Funding access and capacity building was a top priority at the event, discussed in a breakout with the SGC Transformative Climate Communities team, at a Funding the Future panel with SGC, the California Public Banking Alliance, and Horne, and in afternoon roundtables. Participants emphasized that insufficient and unstable investments, misaligned state and federal funding priorities, and inaccessible application processes leave local governments and community organizations under-resourced and overburdened.
Key challenges included declining revenues, rising construction and insurance costs, arbitrary caps, jurisdictional fragmentation, unstable federal dollars, and state and city budget shortfalls. Communities also cited rigid funding rules that separate infrastructure from programming, a reluctance to fund private property improvements, reactive disaster-driven investments, shifting state and federal priorities, fragmented and inconsistent grant programs, burdensome reimbursement and match requirements, and limited staff capacity for complex applications.
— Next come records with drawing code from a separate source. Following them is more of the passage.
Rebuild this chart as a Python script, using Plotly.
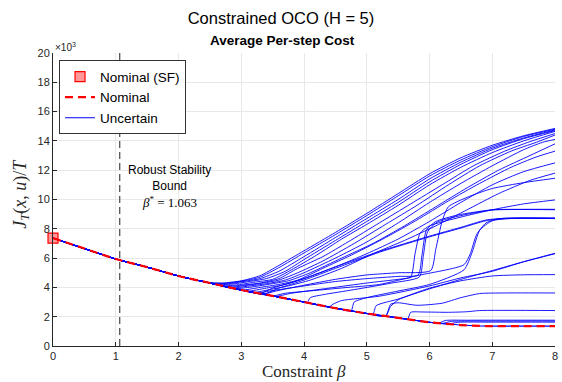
import plotly.graph_objects as go

# ---------------- data (values in units of 10^3) ----------------
NOM_B = [0, 0.5, 1, 1.5, 2, 2.5, 3, 3.5, 4, 4.5, 5, 5.5, 6, 6.5, 6.8, 7, 7.5, 8]
NOM_V = [7.37, 6.65, 5.94, 5.38, 4.78, 4.3, 3.82, 3.42, 3.0, 2.58, 2.22, 1.92, 1.62, 1.43, 1.37, 1.36, 1.36, 1.36]

SF_B = [0]
SF_V = [7.37]

BOUND_BETA = 1.063

# uncertain runs: knots (beta, cost) after leaving the nominal curve
U01 = [(2.45, 4.35), (2.7, 4.3), (3.0, 4.45), (3.3, 4.8), (3.6, 5.5), (4.0, 6.5), (4.5, 7.75), (5.0, 9.05), (5.5, 10.4), (6.0, 11.75), (6.5, 12.85), (7.0, 13.7), (7.5, 14.35), (8.0, 14.85)]
U02 = [(2.5, 4.3), (2.75, 4.28), (3.0, 4.42), (3.3, 4.7), (3.6, 5.35), (4.0, 6.35), (4.5, 7.6), (5.0, 8.9), (5.5, 10.25), (6.0, 11.6), (6.5, 12.7), (7.0, 13.6), (7.5, 14.3), (8.0, 14.8)]
U03 = [(2.55, 4.25), (2.8, 4.25), (3.0, 4.38), (3.3, 4.6), (3.6, 5.1), (4.0, 6.1), (4.5, 7.4), (5.0, 8.7), (5.5, 10.0), (6.0, 11.4), (6.5, 12.55), (7.0, 13.5), (7.5, 14.2), (8.0, 14.75)]
U04 = [(2.6, 4.2), (2.85, 4.22), (3.1, 4.38), (3.4, 4.6), (3.7, 5.1), (4.0, 5.9), (4.5, 7.2), (5.0, 8.5), (5.5, 9.8), (6.0, 11.2), (6.5, 12.4), (7.0, 13.4), (7.5, 14.15), (8.0, 14.7)]
U05 = [(2.7, 4.11), (2.95, 4.18), (3.2, 4.35), (3.5, 4.55), (3.8, 5.2), (4.2, 6.2), (4.6, 7.3), (5.0, 8.3), (5.5, 9.6), (6.0, 11.0), (6.5, 12.2), (7.0, 13.2), (7.5, 14.0), (8.0, 14.65)]
U06 = [(2.75, 4.06), (3.0, 4.15), (3.3, 4.3), (3.6, 4.6), (3.9, 5.3), (4.3, 6.1), (4.7, 7.1), (5.2, 8.4), (5.7, 9.7), (6.2, 11.0), (6.7, 12.3), (7.2, 13.3), (7.6, 13.95), (8.0, 14.5)]
U07 = [(2.8, 4.01), (3.05, 4.12), (3.35, 4.3), (3.6, 4.5), (3.9, 5.0), (4.3, 5.8), (4.8, 7.0), (5.3, 8.3), (5.8, 9.6), (6.3, 11.0), (6.8, 12.3), (7.3, 13.3), (7.7, 13.9), (8.0, 14.4)]
U08 = [(2.85, 3.96), (3.1, 4.08), (3.4, 4.25), (3.7, 4.5), (4.0, 5.0), (4.5, 6.0), (5.0, 7.1), (5.5, 8.4), (6.0, 9.8), (6.5, 11.1), (7.0, 12.3), (7.5, 13.4), (7.8, 13.9), (8.0, 14.1)]
U09 = [(2.9, 3.92), (3.15, 4.02), (3.45, 4.22), (3.75, 4.45), (4.1, 5.0), (4.6, 6.0), (5.1, 7.0), (5.6, 8.2), (6.1, 9.5), (6.6, 10.8), (7.1, 12.0), (7.6, 13.0), (8.0, 13.8)]
U10 = [(3.0, 3.82), (3.3, 4.0), (3.6, 4.2), (3.9, 4.5), (4.3, 5.3), (4.8, 6.3), (5.3, 7.4), (5.8, 8.6), (6.3, 9.9), (6.8, 11.1), (7.3, 12.2), (7.7, 12.9), (8.0, 13.3)]
U11 = [(3.1, 3.74), (3.4, 3.95), (3.7, 4.2), (4.0, 4.6), (4.5, 5.4), (5.0, 6.3), (5.5, 7.3), (6.0, 8.5), (6.5, 9.8), (7.0, 11.0), (7.5, 11.9), (8.0, 12.5)]
U12 = [(3.2, 3.66), (3.45, 3.85), (3.75, 4.1), (4.1, 4.5), (4.6, 5.3), (5.1, 6.3), (5.6, 7.2), (6.1, 8.2), (6.6, 9.3), (7.1, 10.4), (7.6, 11.3), (8.0, 11.8)]
U13 = [(3.25, 3.62), (3.45, 3.75), (4.0, 4.1), (4.5, 4.4), (5.0, 4.6), (5.5, 4.75), (5.82, 4.85), (5.88, 6.2), (5.95, 7.9), (6.1, 8.5), (6.45, 8.94), (7.0, 9.3), (7.5, 9.33), (8.0, 9.33)]
U14 = [(3.35, 3.54), (3.55, 3.75), (4.0, 4.15), (4.5, 4.55), (5.0, 4.85), (5.5, 5.0), (6.02, 5.15), (6.1, 6.6), (6.2, 8.5), (6.3, 9.5), (6.6, 10.15), (7.0, 10.75), (7.5, 11.15), (8.0, 11.45)]
U15 = [(3.3, 3.58), (3.5, 3.95), (4.0, 4.6), (4.5, 5.4), (5.2, 6.45), (6.0, 7.5), (6.5, 8.1), (6.9, 8.6), (7.2, 8.72), (8.0, 8.72)]
U16 = [(3.35, 3.54), (3.6, 3.95), (4.0, 4.5), (4.5, 5.3), (5.2, 6.4), (6.0, 7.45), (6.5, 8.05), (6.9, 8.55), (7.2, 8.7), (8.0, 8.7)]
U17 = [(3.5, 3.42), (3.7, 3.6), (4.2, 3.8), (4.7, 4.0), (5.2, 4.2), (5.8, 4.8), (6.55, 5.55), (6.65, 6.3), (6.75, 7.6), (6.9, 8.4), (7.1, 8.68), (7.4, 8.74), (8.0, 8.74)]
U18 = [(3.55, 3.38), (3.8, 3.6), (4.4, 3.95), (5.0, 4.3), (5.5, 4.55), (5.7, 4.7), (5.77, 6.3), (5.85, 7.7), (6.0, 8.2), (6.5, 8.8), (7.0, 9.3), (7.5, 9.7), (8.0, 9.97)]
U19 = [(4.4, 2.66), (4.46, 2.85), (4.6, 3.1), (5.2, 3.4), (6.0, 4.1), (6.5, 4.65), (7.0, 5.1), (7.5, 5.75), (8.0, 6.33)]
U20 = [(5.3, 2.04), (5.38, 2.7), (5.5, 3.15), (5.7, 3.5), (6.0, 3.95), (6.5, 4.45), (7.0, 4.78), (7.5, 4.86), (8.0, 4.87)]
U21 = [(5.3, 2.04), (5.38, 2.85), (5.5, 2.95), (5.8, 2.78), (6.2, 2.92), (6.5, 3.3), (6.8, 3.58), (7.2, 3.62), (8.0, 3.62)]
U22 = [(5.65, 1.83), (5.7, 2.3), (5.9, 2.32), (6.3, 2.3), (6.6, 2.34), (6.8, 2.42), (8.0, 2.42)]
U23 = [(6.15, 1.56), (6.25, 1.74), (6.6, 1.76), (8.0, 1.76)]
U24 = [(6.2, 1.54), (6.35, 1.68), (7.0, 1.7), (8.0, 1.7)]
U25 = [(6.3, 1.5), (6.45, 1.62), (7.0, 1.63), (8.0, 1.63)]
U26 = [(4.05, 2.96), (4.1, 3.3), (4.3, 3.5), (4.8, 3.85), (5.4, 4.3), (5.84, 4.72), (5.9, 6.1), (5.97, 7.8), (6.12, 8.45), (6.5, 8.9), (7.0, 9.28), (8.0, 9.3)]
U27 = [(4.75, 2.4), (4.8, 3.0), (5.0, 3.3), (5.5, 3.75), (6.0, 4.2), (6.55, 5.2), (6.68, 6.4), (6.8, 7.9), (7.0, 8.55), (7.3, 8.7), (8.0, 8.7)]
U28 = [(5.1, 2.16), (5.15, 2.75), (5.5, 3.2), (6.0, 3.9), (6.5, 4.55), (7.0, 5.15), (7.5, 5.75), (8.0, 6.3)]

UNCERTAIN = [U01, U02, U03, U04, U05, U06, U07, U08, U09, U10, U11, U12, U13, U14,
             U15, U16, U17, U18, U19, U20, U21, U22, U23, U24, U25, U26, U27, U28]

# ---------------- figure ----------------
SANS = "Liberation Sans, Arial, Helvetica, sans-serif"
SERIF = "Liberation Serif, Times New Roman, serif"
BLUE = "#0000ff"
RED = "#ff0000"
AX = "#262626"

fig = go.Figure()


def full_run(knots):
    b0 = knots[0][0]
    xs = [b for b in NOM_B if b < b0 - 1e-9]
    ys = [v for b, v in zip(NOM_B, NOM_V) if b < b0 - 1e-9]
    xs += [k[0] for k in knots]
    ys += [k[1] for k in knots]
    return xs, ys


# blue nominal-like run (under red dashes) - carries legend entry
fig.add_trace(go.Scatter(x=NOM_B, y=NOM_V, mode="lines", name="Uncertain",
                         line=dict(color=BLUE, width=1.1, shape="spline", smoothing=0.6),
                         legendgroup="unc", showlegend=True, legendrank=3))
for run in UNCERTAIN:
    xs, ys = full_run(run)
    fig.add_trace(go.Scatter(x=xs, y=ys, mode="lines", name="Uncertain",
                             line=dict(color=BLUE, width=0.9, shape="spline", smoothing=0.6),
                             legendgroup="unc", showlegend=False, hoverinfo="skip"))

fig.add_trace(go.Scatter(x=NOM_B, y=NOM_V, mode="lines", name="Nominal",
                         line=dict(color=RED, width=2.2, dash="8px,5px", shape="spline", smoothing=0.6),
                         legendrank=2))
fig.add_trace(go.Scatter(x=SF_B, y=SF_V, mode="markers", name="Nominal (SF)",
                         marker=dict(symbol="square", size=10, color="rgba(255,0,0,0.4)",
                                     line=dict(color=RED, width=1.2)),
                         cliponaxis=False, legendrank=1))

# robust stability bound
fig.add_shape(type="line", x0=BOUND_BETA, x1=BOUND_BETA, y0=0, y1=1, xref="x", yref="paper",
              line=dict(color="#555555", width=1.3, dash="7px,4px"))

fig.add_annotation(x=1.854, y=11.47, xref="x", yref="y", text="Robust Stability<br>Bound",
                   showarrow=False, font=dict(family=SANS, size=12, color="#000000"),
                   xanchor="center", yanchor="middle", align="center")
fig.add_annotation(x=1.854, y=9.83, xref="x", yref="y",
                   text="<i>β</i><sup>*</sup> = 1.063",
                   showarrow=False, font=dict(family=SERIF, size=13, color="#000000"),
                   xanchor="center", yanchor="middle")

# exponent label
fig.add_annotation(x=0.0, y=1.0, xref="paper", yref="paper", text="×10<sup>3</sup>",
                   showarrow=False, font=dict(family=SANS, size=10, color=AX),
                   xanchor="left", yanchor="bottom", yshift=-2)

# subtitle
fig.add_annotation(x=0.457, y=(346 - 40) / 293, xref="paper", yref="paper",
                   text="<b>Average Per-step Cost</b>", showarrow=False,
                   font=dict(family=SANS, size=13.5, color="#000000"),
                   xanchor="center", yanchor="middle")

# axis titles
fig.add_annotation(x=(21 - 53) / 505, y=0.52, xref="paper", yref="paper",
                   text="<i>J</i><sub><i>T</i></sub>(<i>x</i>, <i>u</i>)/<i>T</i>",
                   showarrow=False, textangle=-90, font=dict(family=SERIF, size=18, color=AX),
                   xanchor="center", yanchor="middle")
fig.add_annotation(x=0.5, y=(346 - 371) / 293, xref="paper", yref="paper",
                   text="Constraint <i>β</i>", showarrow=False,
                   font=dict(family=SERIF, size=17, color=AX),
                   xanchor="center", yanchor="middle")

axis_common = dict(showgrid=True, gridcolor="#e8e8e8", gridwidth=1, zeroline=False,
                   showline=True, linecolor=AX, linewidth=1, ticks="inside", ticklen=4,
                   tickcolor=AX, tickfont=dict(family=SANS, size=11, color=AX), mirror=False)

fig.update_layout(
    width=562, height=382,
    margin=dict(l=53, r=4, t=53, b=36),
    paper_bgcolor="white", plot_bgcolor="white",
    title=dict(text="Constrained OCO (H = 5)", x=0.5, xref="container", xanchor="center",
               y=1 - 18 / 382, yref="container", yanchor="middle",
               font=dict(family=SANS, size=16.5, color="#000000")),
    xaxis=dict(range=[0, 8], dtick=1, tick0=0, **axis_common),
    yaxis=dict(range=[0, 20], dtick=2, tick0=0, **axis_common),
    legend=dict(x=0.012, y=0.975, xanchor="left", yanchor="top", bgcolor="white",
                bordercolor="#333333", borderwidth=1,
                font=dict(family=SANS, size=13.5, color="#000000"),
                tracegroupgap=0, itemwidth=30),
    showlegend=True,
)

fig.write_html("out.html")
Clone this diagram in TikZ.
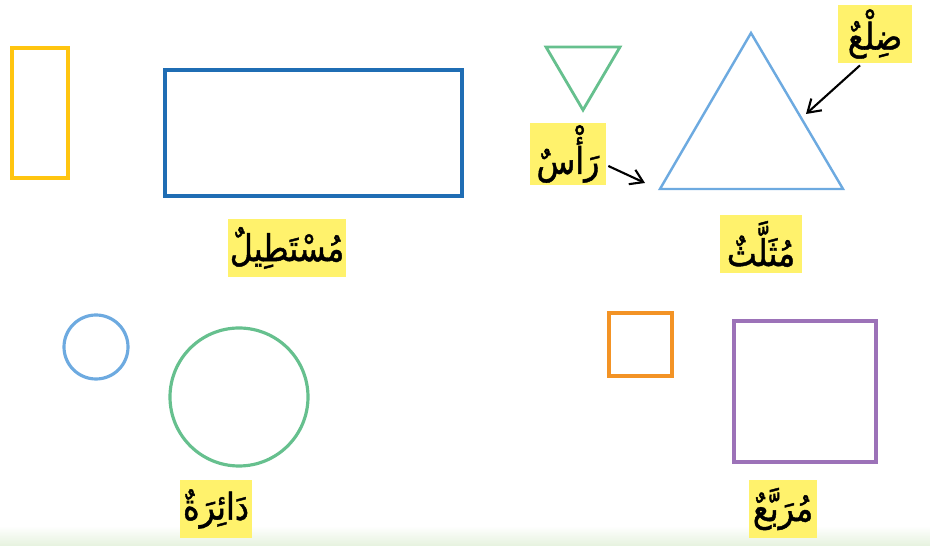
\documentclass[tikz,border=0pt]{standalone}
\usepackage{fontspec}
\newfontfamily\arabicfont[Script=Arabic,FakeStretch=0.86,FakeBold=1.2]{DejaVu Sans}
\TeXXeTstate=1
\usetikzlibrary{arrows.meta}

\definecolor{gold}{HTML}{FFC510}
\definecolor{deepblue}{HTML}{1F6DB4}
\definecolor{skyblue}{HTML}{6DAAE0}
\definecolor{leafgreen}{HTML}{66C08E}
\definecolor{tangerine}{HTML}{F39325}
\definecolor{lilac}{HTML}{9C72B8}
\definecolor{hilite}{HTML}{FFF26C}
\definecolor{paleleaf}{HTML}{E6F2DE}

\begin{document}
\begin{tikzpicture}[x=0.02cm,y=-0.02cm,
  outline/.style={line width=2.2pt},
  lbl/.style={fill=hilite, text=black, inner sep=1pt, minimum height=58*0.02cm,
    font=\arabicfont\fontsize{21}{24}\selectfont},
  pointer/.style={-{Straight Barb[length=7pt,width=9pt]}, line width=1.2pt, black}]

\useasboundingbox (0,0) rectangle (930,546);
\shade[top color=white, bottom color=paleleaf] (0,526) rectangle (930,546);

% rectangles
\draw[outline, gold] (12,48) rectangle (68,178);
\draw[outline, deepblue] (165,70) rectangle (462,196);
\node[lbl, minimum width=118*0.02cm] (mustatil) at (287,248) {\beginR مُسْتَطِيلٌ\endR};

% triangles
\draw[line width=1.6pt, leafgreen] (546,47) -- (620,47) -- (583,110) -- cycle;
\coordinate (a) at (751,33);
\coordinate (b) at (660,189);
\coordinate (c) at (843,189);
\draw[line width=1.4pt, skyblue] (a) -- (b) -- (c) -- cycle;
\node[lbl, minimum width=82*0.02cm] (muthallath) at (761,244) {\beginR مُثَلَّثٌ\endR};

\node[lbl, minimum width=76*0.02cm] (ras) at (568,154) {\beginR رَأْسٌ\endR};
\coordinate (v) at (645,183);
\draw[pointer] (ras.east) ++(2,12) -- (v);

\node[lbl, minimum width=74*0.02cm] (dil) at (875,34) {\beginR ضِلْعٌ\endR};
\coordinate (s) at (806,114);
\draw[pointer] (dil.south) ++(-15,2) -- (s);

% circles
\draw[line width=1.8pt, skyblue] (96,347) circle (32);
\draw[line width=1.8pt, leafgreen] (239,397) circle (69);
\node[lbl, minimum width=72*0.02cm] (daira) at (216,509) {\beginR دَائِرَةٌ\endR};

% squares
\draw[outline, tangerine] (609,313) rectangle (672,376);
\draw[outline, lilac] (734,321) rectangle (876,462);
\node[lbl, minimum width=68*0.02cm] (murabba) at (783,509) {\beginR مُرَبَّعٌ\endR};

\end{tikzpicture}
\end{document}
Potential local solutions included developing simplified programs with easier access, using prepaid bonds, sub-granting models, and innovative revenue streams like resilience taxes and public banking. For state and federal actors, participants urged streamlined and modernized grant portals, flexible grant tiers, faster disbursement, advanced pay options, expanded technical assistance, incentive alignment across agencies, and greater risk tolerance to encourage innovation and proactive investments.
Best practices highlighted during discussions included Clean Power Alliance’s use of prepaid bonds, local and state public banking initiatives, Habitat for Humanity’s leveraging of supplemental funds, Prop 4’s climate and resilience investments, and SGC’s technical assistance programs—all demonstrating how flexible, community-centered funding can expand access, sustain capacity, and strengthen long-term climate resilience.